* [TO DO]:
Below is a listing to write out in full, exactly as given, without its pictures.

* [GIVEN MATERIAL]:
·····
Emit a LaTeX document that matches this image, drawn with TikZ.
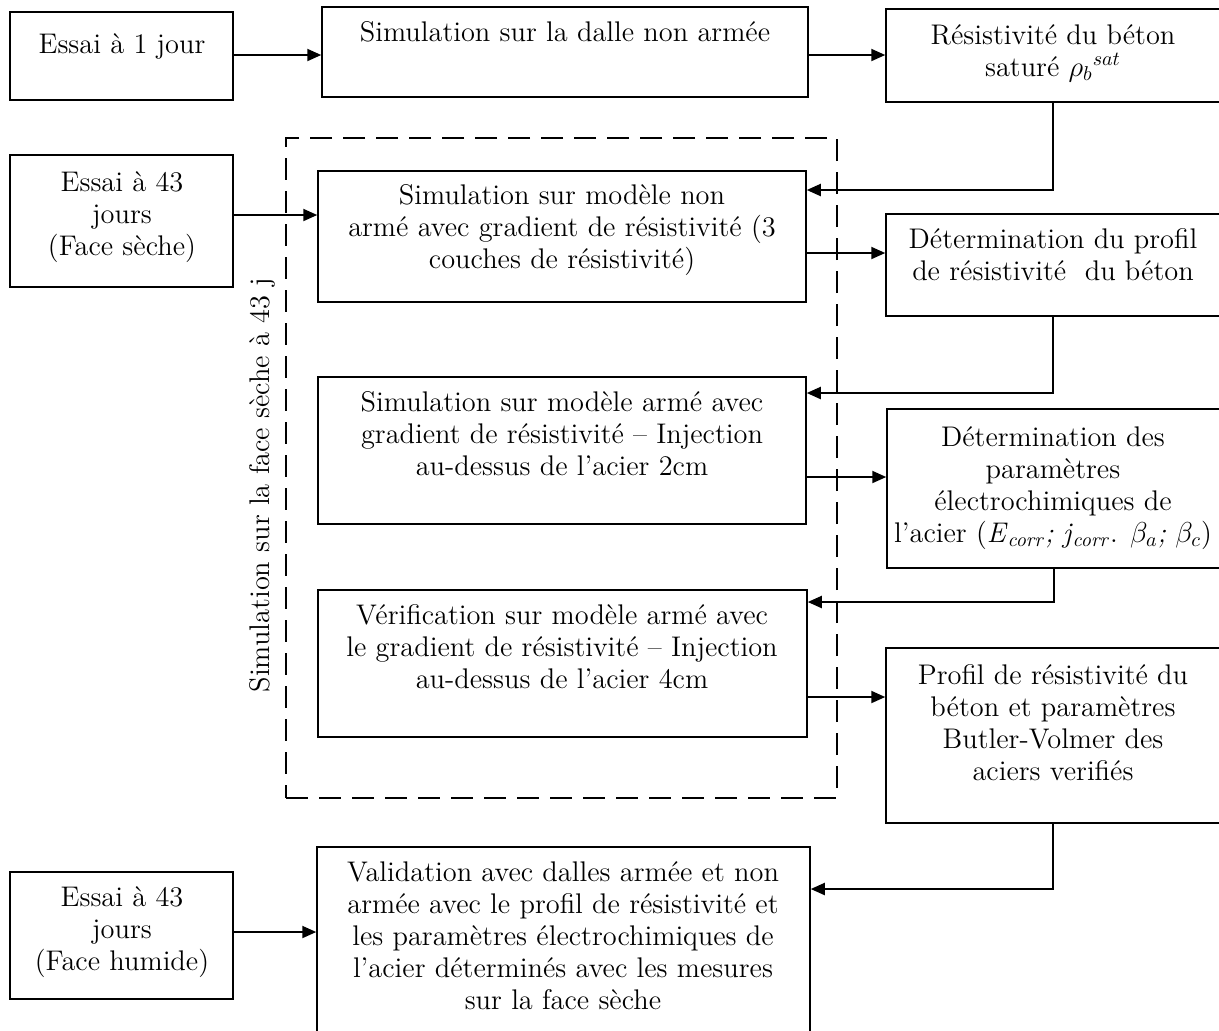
\documentclass[tikz,border=0pt]{standalone}
\usetikzlibrary{arrows.meta,fit}
\newcommand\diagfont{\fontsize{14.2}{16}\selectfont}
\newcommand\isub[2]{\textit{#1}\textsubscript{\textit{#2}}}
\begin{document}
\begin{tikzpicture}[x=0.5pt,y=-0.5pt,
  box/.style={draw=black, line width=0.75pt, inner sep=0pt},
  groupbox/.style={draw=black, line width=1.4pt, dash pattern=on 11pt off 5.5pt, inner sep=0pt},
  txt/.style={align=center, font=\diagfont, inner sep=0pt, anchor=north},
  conn/.style={line width=1pt, -{Triangle[length=7pt,width=6pt]}}]
\useasboundingbox (0,0) rectangle (1219,1030);
\fill[white] (0,0) rectangle (1219,1030);

% group (dashed)
\node[groupbox, fit={(286,138) (837,798)}] (S) {};
\node[font=\diagfont, rotate=90, inner sep=0pt] (St) at (262,485) {Simulation sur la face sèche à 43 j};

% left column
\node[box, fit={(10,12) (233,100)}] (A) {};
\node[box, fit={(10,155) (233,287)}] (D) {};
\node[box, fit={(10,872) (233,999)}] (L) {};
% middle column
\node[box, fit={(322,7) (808,97)}] (B) {};
\node[box, fit={(318,171) (806,302)}] (E) {};
\node[box, fit={(318,377) (806,524)}] (G) {};
\node[box, fit={(318,590) (807,737)}] (I) {};
\node[box, fit={(317,847) (810,1045)}] (K) {};
% right column
\node[box, fit={(886,9) (1220,102)}] (C) {};
\node[box, fit={(886,214) (1220,316)}] (F) {};
\node[box, fit={(887,409) (1220,568)}] (H) {};
\node[box, fit={(886,648) (1220,823)}] (J) {};

% texts
\node[txt] (At) at (122,33) {Essai à 1 jour};
\node[txt] (Dt) at (122,171) {Essai à 43\\jours\\(Face sèche)};
\node[txt] (Lt) at (122,886) {Essai à 43\\jours\\(Face humide)};
\node[txt] (Bt) at (565,21) {Simulation sur la dalle non armée};
\node[txt] (Et) at (562,184) {Simulation sur modèle non\\armé avec gradient de résistivité (3\\couches de résistivité)};
\node[txt] (Gt) at (562,391) {Simulation sur modèle armé avec\\gradient de résistivité – Injection\\au-dessus de l’acier 2cm};
\node[txt] (It) at (562,604) {Vérification sur modèle armé avec\\le gradient de résistivité – Injection\\au-dessus de l’acier 4cm};
\node[txt] (Kt) at (563,861) {Validation avec dalles armée et non\\armée avec le profil de résistivité et\\les paramètres électrochimiques de\\l’acier déterminés avec les mesures\\sur la face sèche};
\node[txt] (Ct) at (1053,24) {Résistivité du béton\\saturé $\rho_b{}^{sat}$};
\node[txt] (Ft) at (1053,228) {Détermination du profil\\de résistivité\ \ du béton};
\node[txt] (Ht) at (1053,426) {Détermination des\\paramètres\\électrochimiques de\\l’acier (\isub{E}{corr}\textit{;} \isub{j}{corr}. $\beta_a$\textit{;} $\beta_c$)};
\node[txt] (Jt) at (1053,664) {Profil de résistivité du\\béton et paramètres\\Butler-Volmer des\\aciers verifiés};

% connectors
\draw[conn] (A.east |- 0,55) -- (B.west |- 0,55);
\draw[conn] (B.east |- 0,55) -- (C.west |- 0,55);
\draw[conn] (D.east |- 0,215) -- (E.west |- 0,215);
\draw[conn] (C.south) |- (E.east |- 0,190);
\draw[conn] (E.east |- 0,253) -- (F.west |- 0,253);
\draw[conn] (F.south) |- (G.east |- 0,393);
\draw[conn] (G.east |- 0,477) -- (H.west |- 0,477);
\draw[conn] (H.south) |- (I.east |- 0,602);
\draw[conn] (I.east |- 0,697) -- (J.west |- 0,697);
\draw[conn] (J.south) |- (K.east |- 0,889);
\draw[conn] (L.east |- 0,932) -- (K.west |- 0,932);
\end{tikzpicture}
\end{document}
·····
* [FINISHED EXERCISE]:
Emit a LaTeX document that matches this image, drawn with TikZ.
\documentclass[tikz,border=0pt]{standalone}
\usetikzlibrary{arrows.meta,fit}
\newcommand\diagfont{\fontsize{14.2}{16}\selectfont}
\newcommand\isub[2]{\textit{#1}\textsubscript{\textit{#2}}}
\begin{document}
\begin{tikzpicture}[x=0.5pt,y=-0.5pt,
  box/.style={draw=black, line width=0.75pt, inner sep=0pt},
  groupbox/.style={draw=black, line width=1.4pt, dash pattern=on 11pt off 5.5pt, inner sep=0pt},
  txt/.style={align=center, font=\diagfont, inner sep=0pt, anchor=north},
  conn/.style={line width=1pt, -{Triangle[length=7pt,width=6pt]}}]
\useasboundingbox (0,0) rectangle (1219,1030);
\fill[white] (0,0) rectangle (1219,1030);

% group (dashed)
\node[groupbox, fit={(286,138) (837,798)}] (S) {};
\node[font=\diagfont, rotate=90, inner sep=0pt] (St) at (262,485) {Simulation sur la face sèche à 43 j};

% left column
\node[box, fit={(10,12) (233,100)}] (A) {};
\node[box, fit={(10,155) (233,287)}] (D) {};
\node[box, fit={(10,872) (233,999)}] (L) {};
% middle column
\node[box, fit={(322,7) (808,97)}] (B) {};
\node[box, fit={(318,171) (806,302)}] (E) {};
\node[box, fit={(318,377) (806,524)}] (G) {};
\node[box, fit={(318,590) (807,737)}] (I) {};
\node[box, fit={(317,847) (810,1045)}] (K) {};
% right column
\node[box, fit={(886,9) (1220,102)}] (C) {};
\node[box, fit={(886,214) (1220,316)}] (F) {};
\node[box, fit={(887,409) (1220,568)}] (H) {};
\node[box, fit={(886,648) (1220,823)}] (J) {};

% texts
\node[txt] (At) at (122,33) {Essai à 1 jour};
\node[txt] (Dt) at (122,171) {Essai à 43\\jours\\(Face sèche)};
\node[txt] (Lt) at (122,886) {Essai à 43\\jours\\(Face humide)};
\node[txt] (Bt) at (565,21) {Simulation sur la dalle non armée};
\node[txt] (Et) at (562,184) {Simulation sur modèle non\\armé avec gradient de résistivité (3\\couches de résistivité)};
\node[txt] (Gt) at (562,391) {Simulation sur modèle armé avec\\gradient de résistivité – Injection\\au-dessus de l’acier 2cm};
\node[txt] (It) at (562,604) {Vérification sur modèle armé avec\\le gradient de résistivité – Injection\\au-dessus de l’acier 4cm};
\node[txt] (Kt) at (563,861) {Validation avec dalles armée et non\\armée avec le profil de résistivité et\\les paramètres électrochimiques de\\l’acier déterminés avec les mesures\\sur la face sèche};
\node[txt] (Ct) at (1053,24) {Résistivité du béton\\saturé $\rho_b{}^{sat}$};
\node[txt] (Ft) at (1053,228) {Détermination du profil\\de résistivité\ \ du béton};
\node[txt] (Ht) at (1053,426) {Détermination des\\paramètres\\électrochimiques de\\l’acier (\isub{E}{corr}\textit{;} \isub{j}{corr}. $\beta_a$\textit{;} $\beta_c$)};
\node[txt] (Jt) at (1053,664) {Profil de résistivité du\\béton et paramètres\\Butler-Volmer des\\aciers verifiés};

% connectors
\draw[conn] (A.east |- 0,55) -- (B.west |- 0,55);
\draw[conn] (B.east |- 0,55) -- (C.west |- 0,55);
\draw[conn] (D.east |- 0,215) -- (E.west |- 0,215);
\draw[conn] (C.south) |- (E.east |- 0,190);
\draw[conn] (E.east |- 0,253) -- (F.west |- 0,253);
\draw[conn] (F.south) |- (G.east |- 0,393);
\draw[conn] (G.east |- 0,477) -- (H.west |- 0,477);
\draw[conn] (H.south) |- (I.east |- 0,602);
\draw[conn] (I.east |- 0,697) -- (J.west |- 0,697);
\draw[conn] (J.south) |- (K.east |- 0,889);
\draw[conn] (L.east |- 0,932) -- (K.west |- 0,932);
\end{tikzpicture}
\end{document}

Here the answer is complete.